The Blue Jays (21-26) haven’t done that since April 19-21 when they took two of three from the Padres in San Diego, and the time to change that is now during a 13-game stretch featuring the White Sox, Tigers and Pirates.
While there’s plenty of runway remaining, it’s shortened by the fact they need a good run just to get themselves level.
“I was falling behind in counts so I think that's what led to the walks and stuff like that,” Kikuchi, who allowed five hits and three walks with six strikeouts, said through interpreter Yusuke Oshima. “I'm glad I kept the team in the game but at the end of the day, it's not that early anymore so just can't be content with getting the quality start.”
Especially when the offence went dry again.
Four days after Tyler Alexander was perfect through his first 22 batters against them, electric lefty Crochet sat down his first 13 batters before Turner’s one-out double in the fifth.
Turner was stranded there and the Blue Jays left on an Ernie Clement single and Jansen walk in the sixth, too, as Crochet worked a third straight start without allowing a run.
Having game-planned so well for Erick Fedde on Monday, the Blue Jays couldn’t apply the same pressure to Crochet, who allowed four hard-hit balls but was never under duress.
Turner was an outlier, also working him a 10-pitch groundout in the second that nearly resulted in an infield hit. He also lined out to left in the seventh and “I thought the at-bats were way better just overall,” he said. “Recognizing, being on time, being able to get a good swing off, contact point was better.”

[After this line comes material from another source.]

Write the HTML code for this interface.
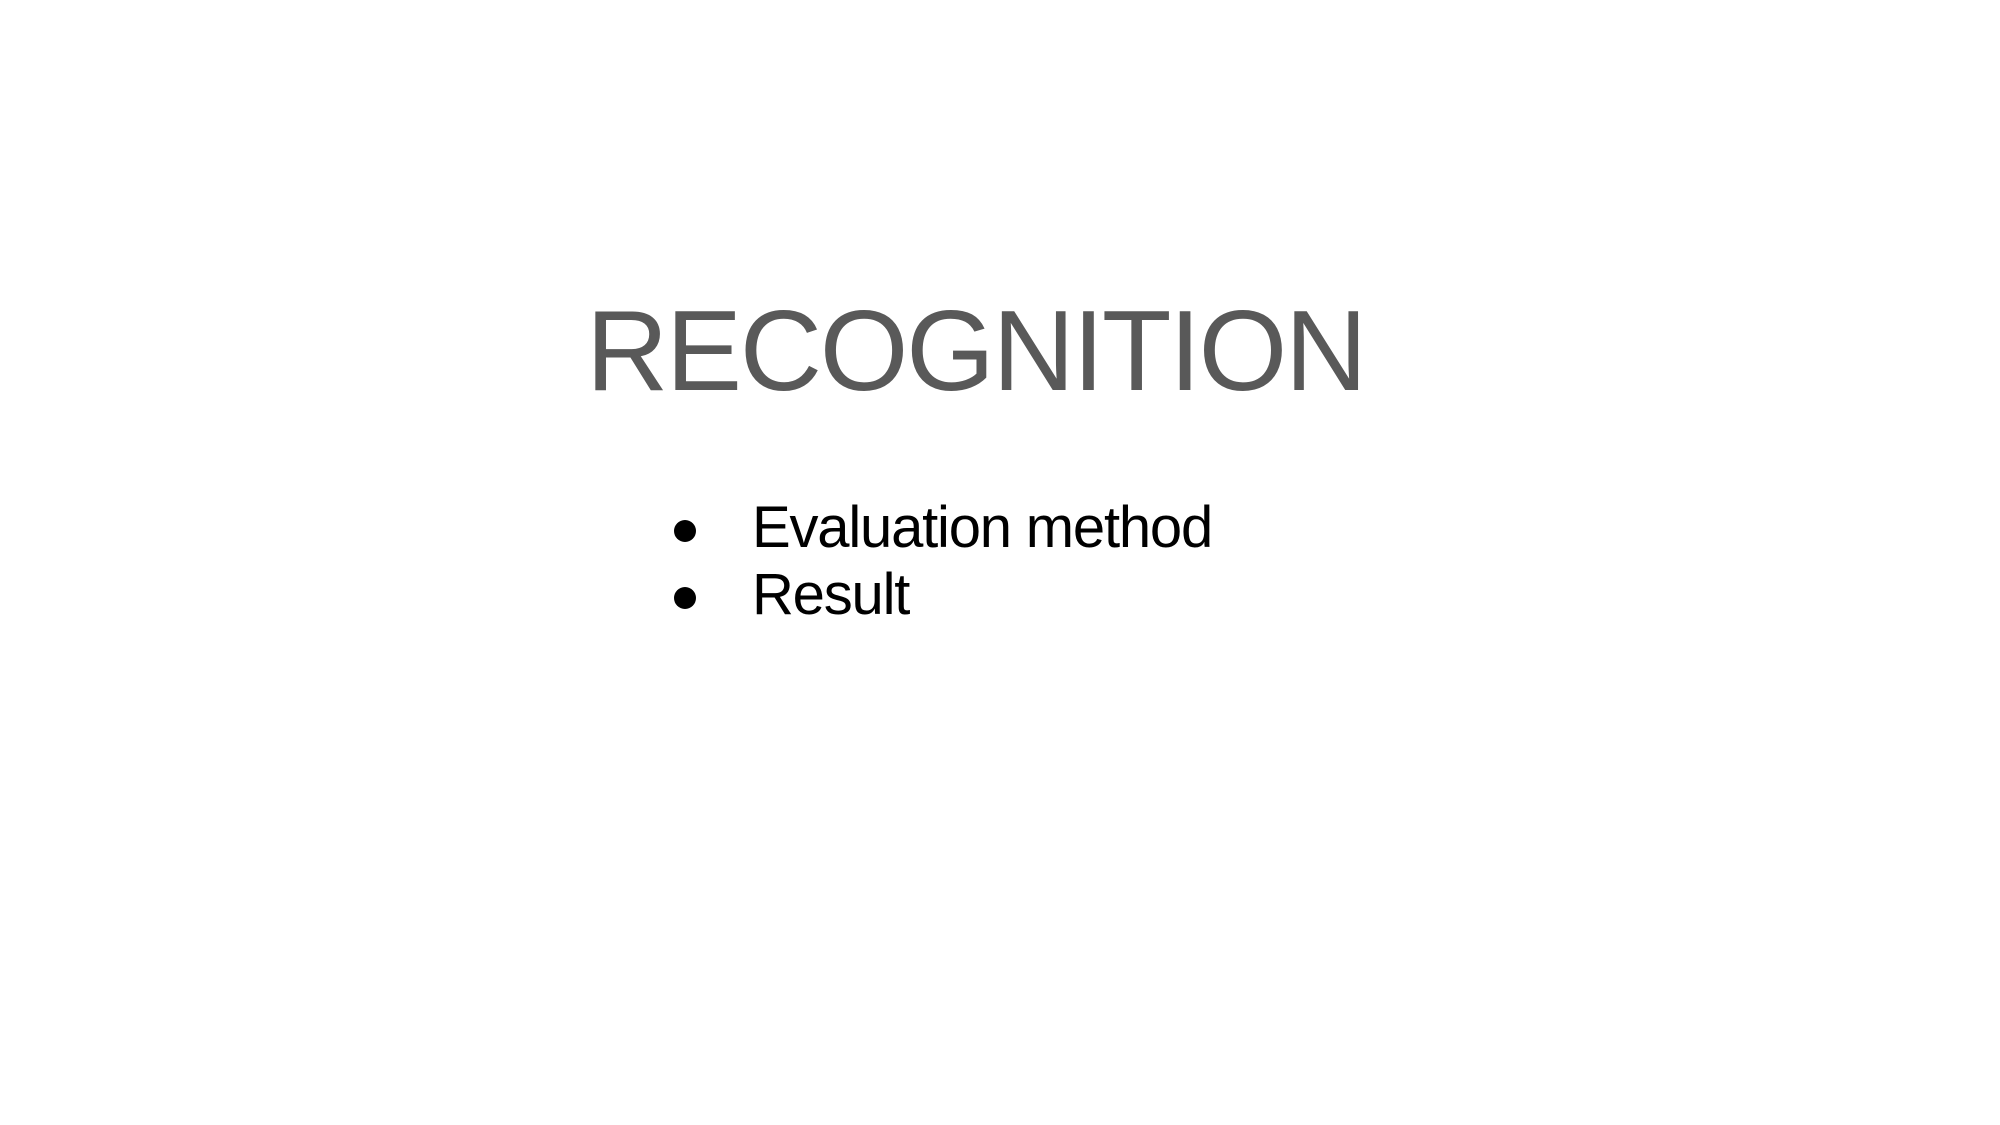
<!DOCTYPE html>
<html><head><meta charset="utf-8"><style>
html,body{margin:0;padding:0;background:#fff;}
body{width:2000px;height:1125px;position:relative;overflow:hidden;font-family:"Liberation Sans",Arial,sans-serif;}
.t{position:absolute;left:586px;top:295px;font-size:114px;line-height:114px;color:#595959;white-space:nowrap;letter-spacing:-2.3px;}
.b{position:absolute;font-size:58px;line-height:58px;color:#000;white-space:nowrap;letter-spacing:-1.2px;}
.d{position:absolute;width:22px;height:22px;border-radius:50%;background:#000;}
</style></head><body>
<div class="t">RECOGNITION</div>
<div class="d" style="left:674px;top:520px"></div>
<div class="b" style="left:752px;top:499px">Evaluation method</div>
<div class="d" style="left:674px;top:587px"></div>
<div class="b" style="left:752px;top:566px">Result</div>
</body></html>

“Oh-for-30s suck, but you know it's going to flip,” Turner continued. “You've just got to keep working and trust the process and keep trying to get the right feels in the box, really. It's a crazy game. It's amazing how good you can feel one moment, and then you lose it at the snap of a finger, and then you've got to fight and work to get it back. Honestly, that's what I love about the game. If it was easy all the time, a lot more people would be doing it.”
For the Blue Jays, it continues to be hard all the time, with every little miss magnified.

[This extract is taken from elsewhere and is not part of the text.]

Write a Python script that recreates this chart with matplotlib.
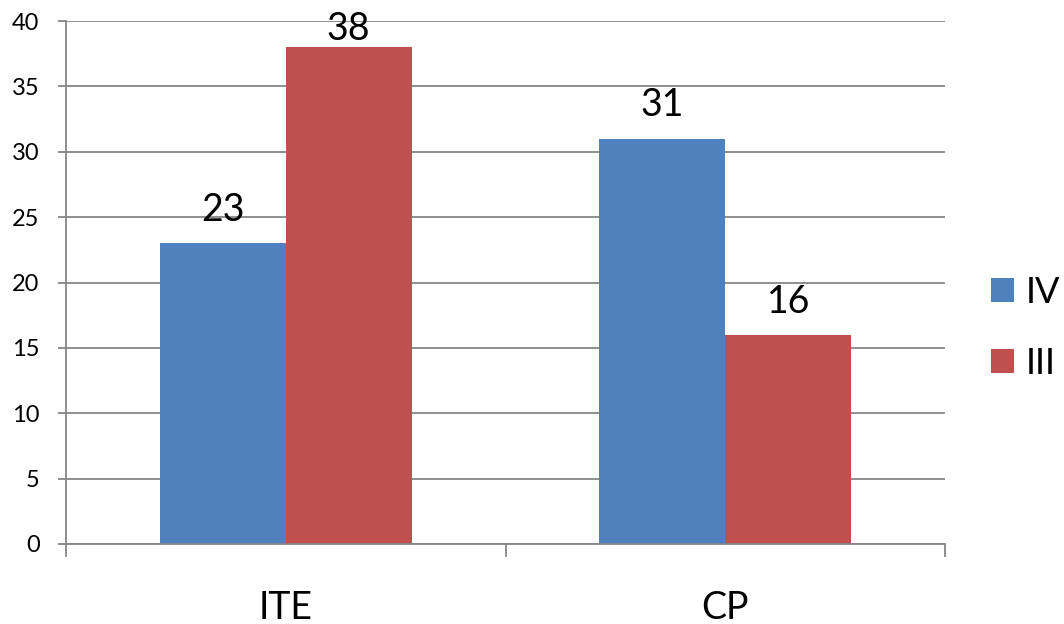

The White Sox opened the scoring before a crowd of 28,176 in the second when Clement bounced a throw across the diamond on Korey Lee’s grounder for an error. Zach Remillard then sacrificed him to second, even though it looked like Kikuchi had ample time to get the lead out, and Nicky Lopez followed with a two-out single.

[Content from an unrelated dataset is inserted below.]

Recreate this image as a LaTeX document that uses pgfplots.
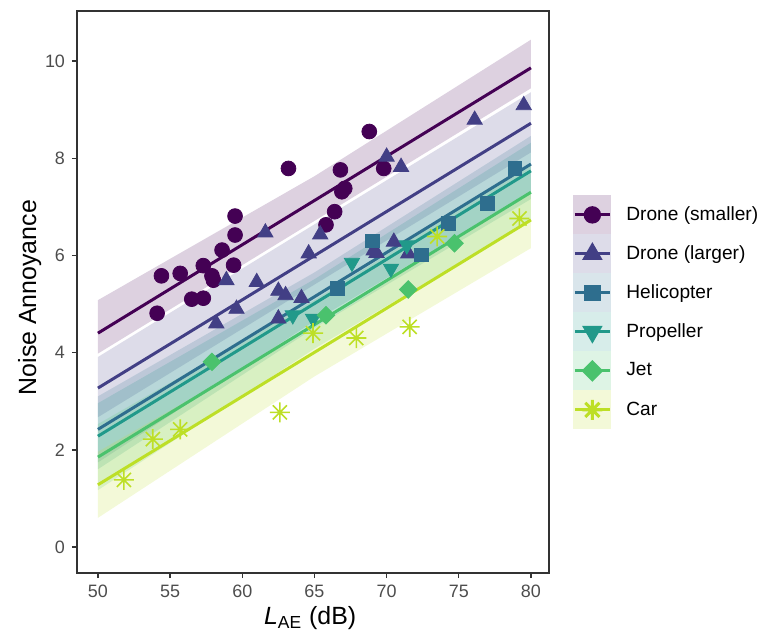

“I was a little shocked that he was not too far off first base,” said Kikuchi. “Instinctively, I thought maybe I could have gone to second base, but I just got the sure out there and went to first.”
Then in the fifth, Kikuchi issued a one-out walk to Andrew Vaughn, Eloy Jimenez crushed a double to left-centre at 109.8 m.p.h. and after a Paul DeJong strikeout, Corey Julks snuck a single up the middle to make it 3-0.
The White Sox further lowered their leverage in the eighth when Danny Mendick ripped a two-run double off Tim Mayza, who came on with two outs to face lefty Dominic Fletcher but instead walked him.
And so the Blue Jays are left to try and again begin a streak, reminded both of how much easier scoring runs can make their life and just how hard it is for them to score at all.